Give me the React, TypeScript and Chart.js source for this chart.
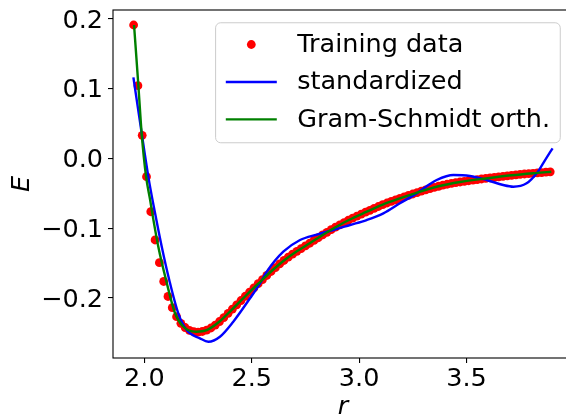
import React, { useEffect, useRef } from 'react';
import { Chart, registerables } from 'chart.js';

Chart.register(...registerables);

// ---- data ----
const trainR = [
  1.95, 1.97, 1.99, 2.01, 2.03, 2.05, 2.07, 2.09, 2.11, 2.13,
  2.15, 2.17, 2.19, 2.21, 2.23, 2.25, 2.27, 2.29, 2.31, 2.33,
  2.35, 2.37, 2.39, 2.41, 2.43, 2.45, 2.47, 2.49, 2.51, 2.53,
  2.55, 2.57, 2.59, 2.61, 2.63, 2.65, 2.67, 2.69, 2.71, 2.73,
  2.75, 2.77, 2.79, 2.81, 2.83, 2.85, 2.87, 2.89, 2.91, 2.93,
  2.95, 2.97, 2.99, 3.01, 3.03, 3.05, 3.07, 3.09, 3.11, 3.13,
  3.15, 3.17, 3.19, 3.21, 3.23, 3.25, 3.27, 3.29, 3.31, 3.33,
  3.35, 3.37, 3.39, 3.41, 3.43, 3.45, 3.47, 3.49, 3.51, 3.53,
  3.55, 3.57, 3.59, 3.61, 3.63, 3.65, 3.67, 3.69, 3.71, 3.73,
  3.75, 3.77, 3.79, 3.81, 3.83, 3.85, 3.87, 3.89,
];
const trainE = [
  0.1914, 0.1044, 0.0333, -0.0261, -0.0763, -0.1168, -0.1494, -0.1763, -0.1978, -0.2139,
  -0.2268, -0.2363, -0.2423, -0.2463, -0.2483, -0.2488, -0.248, -0.2461, -0.243, -0.2388,
  -0.2337, -0.228, -0.222, -0.2158, -0.2097, -0.2036, -0.1975, -0.1915, -0.1855, -0.1795,
  -0.1736, -0.1677, -0.162, -0.1565, -0.1512, -0.1462, -0.1415, -0.1371, -0.133, -0.1291,
  -0.1253, -0.1215, -0.1175, -0.1136, -0.1096, -0.1058, -0.1021, -0.0985, -0.0952, -0.0918,
  -0.0885, -0.0855, -0.0827, -0.0798, -0.077, -0.0743, -0.0715, -0.0688, -0.0661, -0.0638,
  -0.0616, -0.0593, -0.0571, -0.055, -0.053, -0.0509, -0.0488, -0.0468, -0.0449, -0.0431,
  -0.0414, -0.0398, -0.0383, -0.0369, -0.0356, -0.0346, -0.0337, -0.0328, -0.0319, -0.031,
  -0.0302, -0.0294, -0.0286, -0.0278, -0.0271, -0.0263, -0.0256, -0.0249, -0.0241, -0.0234,
  -0.0227, -0.0222, -0.0217, -0.0212, -0.0206, -0.0201, -0.0196, -0.0191,
];

const stdR = [
  1.949, 1.983, 2.019, 2.05, 2.081, 2.116, 2.158, 2.197, 2.259, 2.298,
  2.352, 2.414, 2.492, 2.539, 2.57, 2.647, 2.725, 2.803, 2.88, 2.958,
  3.035, 3.113, 3.19, 3.268, 3.33, 3.361, 3.439, 3.516, 3.594, 3.671,
  3.718, 3.78, 3.827, 3.866, 3.901,
];
const stdE = [
  0.1164, 0.0456, -0.027, -0.0786, -0.1265, -0.1742, -0.2219, -0.2459, -0.2578, -0.2627,
  -0.2555, -0.234, -0.2004, -0.179, -0.1623, -0.1336, -0.1168, -0.109, -0.1025, -0.0953,
  -0.0882, -0.0786, -0.0642, -0.05, -0.0366, -0.0308, -0.0237, -0.0251, -0.0308, -0.038,
  -0.0404, -0.0356, -0.0212, -0.0022, 0.0146,
];

const gsR = [
  1.952, 1.972, 1.988, 2.008, 2.027, 2.037, 2.065, 2.101, 2.143, 2.182,
  2.241, 2.29, 2.35, 2.41, 2.47, 2.53, 2.59, 2.65, 2.71, 2.77,
  2.83, 2.89, 2.95, 3.03, 3.11, 3.19, 3.27, 3.37, 3.47, 3.59,
  3.71, 3.83, 3.895,
];
const gsE = [
  0.1914, 0.1054, 0.0337, -0.0261, -0.0595, -0.0786, -0.1265, -0.1742, -0.2219, -0.2412,
  -0.2483, -0.2461, -0.2337, -0.2158, -0.1975, -0.1795, -0.162, -0.1462, -0.133, -0.1215,
  -0.1096, -0.0985, -0.0885, -0.077, -0.0661, -0.0571, -0.0488, -0.0398, -0.0337, -0.0286,
  -0.0241, -0.0206, -0.0189,
];

const seriesLabels = ['Training data', 'standardized', 'Gram-Schmidt orth.'];
const xTicks = [2.0, 2.5, 3.0, 3.5];
const xTickLabels = ['2.0', '2.5', '3.0', '3.5'];
const yTicks = [-0.2, -0.1, 0.0, 0.1, 0.2];
const yTickLabels = ['\u22120.2', '\u22120.1', '0.0', '0.1', '0.2'];
const xTitle = 'r';
const yTitle = 'E';

const FAMILY = '"DejaVu Sans", sans-serif';
const FS = 25.5;

function labelFor(values: number[], labels: string[], v: number) {
  const i = values.findIndex((t) => Math.abs(t - v) < 1e-9);
  return i >= 0 ? labels[i] : '';
}

const framePlugin = {
  id: 'mplFrame',
  afterDatasetsDraw(chart: any) {
    const { ctx, chartArea: a } = chart;
    ctx.save();
    ctx.strokeStyle = '#000';
    ctx.lineWidth = 1.1;
    ctx.strokeRect(a.left, a.top, a.right - a.left, a.bottom - a.top);
    ctx.restore();
  },
  afterDraw(chart: any) {
    const { ctx, chartArea: a } = chart;
    const fs = FS;
    const pad = 0.4 * fs;
    const handle = 2 * fs;
    const htp = 0.8 * fs;
    const ls = 0.5 * fs;
    const bap = 0.5 * fs;
    const rowH = 24.7;
    ctx.save();
    ctx.font = `${fs}px ${FAMILY}`;
    const ds = chart.data.datasets;
    const tw = Math.max(...ds.map((d: any) => ctx.measureText(d.label).width));
    const w = 2 * pad + handle + htp + tw;
    const h = 2 * pad + ds.length * rowH + (ds.length - 1) * ls;
    const right = a.right - bap;
    const top = a.top + bap;
    const left = right - w;
    const r = 0.2 * fs;
    ctx.beginPath();
    ctx.moveTo(left + r, top);
    ctx.lineTo(left + w - r, top);
    ctx.arcTo(left + w, top, left + w, top + r, r);
    ctx.lineTo(left + w, top + h - r);
    ctx.arcTo(left + w, top + h, left + w - r, top + h, r);
    ctx.lineTo(left + r, top + h);
    ctx.arcTo(left, top + h, left, top + h - r, r);
    ctx.lineTo(left, top + r);
    ctx.arcTo(left, top, left + r, top, r);
    ctx.closePath();
    ctx.fillStyle = 'rgba(255,255,255,0.8)';
    ctx.fill();
    ctx.strokeStyle = '#cccccc';
    ctx.lineWidth = 1;
    ctx.stroke();
    ds.forEach((d: any, i: number) => {
      const cy = top + pad + rowH / 2 + i * (rowH + ls) - 0.8;
      if (!d.showLine) {
        ctx.beginPath();
        ctx.fillStyle = d.backgroundColor;
        ctx.arc(left + pad + handle / 2, cy, d.pointRadius, 0, Math.PI * 2);
        ctx.fill();
      } else {
        ctx.beginPath();
        ctx.strokeStyle = d.borderColor;
        ctx.lineWidth = d.borderWidth;
        ctx.moveTo(left + pad, cy);
        ctx.lineTo(left + pad + handle, cy);
        ctx.stroke();
      }
      ctx.fillStyle = '#000';
      ctx.textBaseline = 'alphabetic';
      ctx.textAlign = 'left';
      ctx.fillText(d.label, left + pad + handle + htp, cy + 7.2);
    });
    ctx.restore();
  },
};

export default function App() {
  const ref = useRef<HTMLCanvasElement | null>(null);

  useEffect(() => {
    if (!ref.current) return;
    const tickFont = { family: FAMILY, size: FS };
    const titleFont = { family: FAMILY, size: FS, style: 'italic' as const };
    const chart = new Chart(ref.current, {
      type: 'scatter',
      data: {
        datasets: [
          {
            label: seriesLabels[0],
            data: trainR.map((x, i) => ({ x, y: trainE[i] })),
            showLine: false,
            pointRadius: 4.4,
            pointHoverRadius: 4.4,
            pointBorderWidth: 0,
            backgroundColor: '#ff0000',
            borderColor: '#ff0000',
            order: 2,
          },
          {
            label: seriesLabels[1],
            data: stdR.map((x, i) => ({ x, y: stdE[i] })),
            showLine: true,
            pointRadius: 0,
            borderColor: '#0000ff',
            backgroundColor: '#0000ff',
            borderWidth: 2.4,
            cubicInterpolationMode: 'monotone',
            fill: false,
            order: 1,
          },
          {
            label: seriesLabels[2],
            data: gsR.map((x, i) => ({ x, y: gsE[i] })),
            showLine: true,
            pointRadius: 0,
            borderColor: '#008000',
            backgroundColor: '#008000',
            borderWidth: 2.4,
            cubicInterpolationMode: 'monotone',
            fill: false,
            order: 0,
          },
        ] as any,
      },
      options: {
        responsive: false,
        animation: false,
        devicePixelRatio: 1,
        layout: { padding: { left: 0, top: 10, right: 7, bottom: 0 } },
        plugins: { legend: { display: false }, tooltip: { enabled: false } },
        scales: {
          x: {
            type: 'linear',
            min: 1.854,
            max: 3.996,
            afterBuildTicks: (s: any) => {
              s.ticks = xTicks.map((value) => ({ value }));
            },
            afterFit: (s: any) => {
              s.height = 56;
              s.paddingLeft = 0;
              s.paddingRight = 0;
            },
            grid: { drawOnChartArea: false, drawTicks: true, tickLength: 5, color: '#000', lineWidth: 1.1 },
            border: { display: false },
            ticks: {
              font: tickFont,
              color: '#000',
              padding: 1,
              maxRotation: 0,
              autoSkip: false,
              callback: (v: any) => labelFor(xTicks, xTickLabels, Number(v)),
            },
            title: { display: true, text: xTitle, font: titleFont, color: '#000', padding: { top: 0, bottom: -9 } },
          },
          y: {
            type: 'linear',
            min: -0.286,
            max: 0.2129,
            afterBuildTicks: (s: any) => {
              s.ticks = yTicks.map((value) => ({ value }));
            },
            afterFit: (s: any) => {
              s.width = 113;
              s.paddingTop = 0;
              s.paddingBottom = 0;
            },
            grid: { drawOnChartArea: false, drawTicks: true, tickLength: 5, color: '#000', lineWidth: 1.1 },
            border: { display: false },
            ticks: {
              font: tickFont,
              color: '#000',
              padding: 5,
              labelOffset: 2,
              autoSkip: false,
              callback: (v: any) => labelFor(yTicks, yTickLabels, Number(v)),
            },
            title: { display: true, text: yTitle, font: titleFont, color: '#000', padding: { top: 7, bottom: 0 } },
          },
        },
      } as any,
      plugins: [framePlugin],
    });
    return () => chart.destroy();
  }, []);

  return (
    <div
      style={{
        position: 'fixed',
        left: 0,
        top: 0,
        width: 566,
        height: 414,
        overflow: 'hidden',
        background: '#fff',
      }}
    >
      <canvas ref={ref} width={580} height={414} style={{ display: 'block' }} />
    </div>
  );
}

▶ [To be done]: Using the listing, copy every line where the word "React" shows up.

▶ [Expected answer]:
Give me the React, TypeScript and Chart.js source for this chart.
import React, { useEffect, useRef } from 'react';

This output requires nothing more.